Hawkwind: A Visual Biography
Through a confluence of grinding hard rock grooves, pioneering electronics and liquid lighting, Dave Brock and his assembled astronauts of mind and space have been defining for more than fifty years now what it means to be the ultimate cult band. Ripping into the public consciousness with the Space Ritual live album of 1973, Hawkwind have never looked back, discovering new ways to equate the subatomic with the infinite, the endless void of space with totality, using the exotic language of their ever‐evolving yet complex musical language, one that defies genre classification, but perhaps creates a genre all its own, namely space rock.
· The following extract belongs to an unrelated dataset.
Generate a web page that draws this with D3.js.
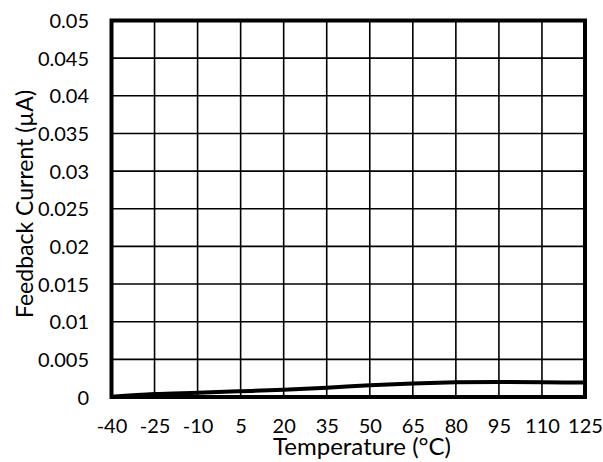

Accompanying their more than thirty studio albums and myriad companion pieces along the way are the graphics thereof, visuals that further attempt to explain themes that are hard to articulate.
Hawkwind: A Visual Biography concentrates the third eye on this part of the package, presenting pretty pictures of record covers, promo items, advertisements, ticket stubs, paper goods pertaining to side projects and numerous photos, most previously unpublished, of Brock and crew resplendent in their live space, in hopes that the Hawk manifesto just might become a little more knowable.
Aiding in that cause, Martin Popoff has provided a detailed timeline of the band’s complicated and dramatic career goings‐on, helping to guide one’s way through each year and era, each hiring and firing and misfiring, each cluster of notions, audio magic potions, each sailing upon inter‐stellar topographic oceans.
The ultimate aim is to send older fans as well as the next generation of blaster‐offer back to the original scriptures, the studio albums serving as space‐flung signposts, in search of the charming and astounding sounds that gave rise to Hawkwind: A Visual Biography.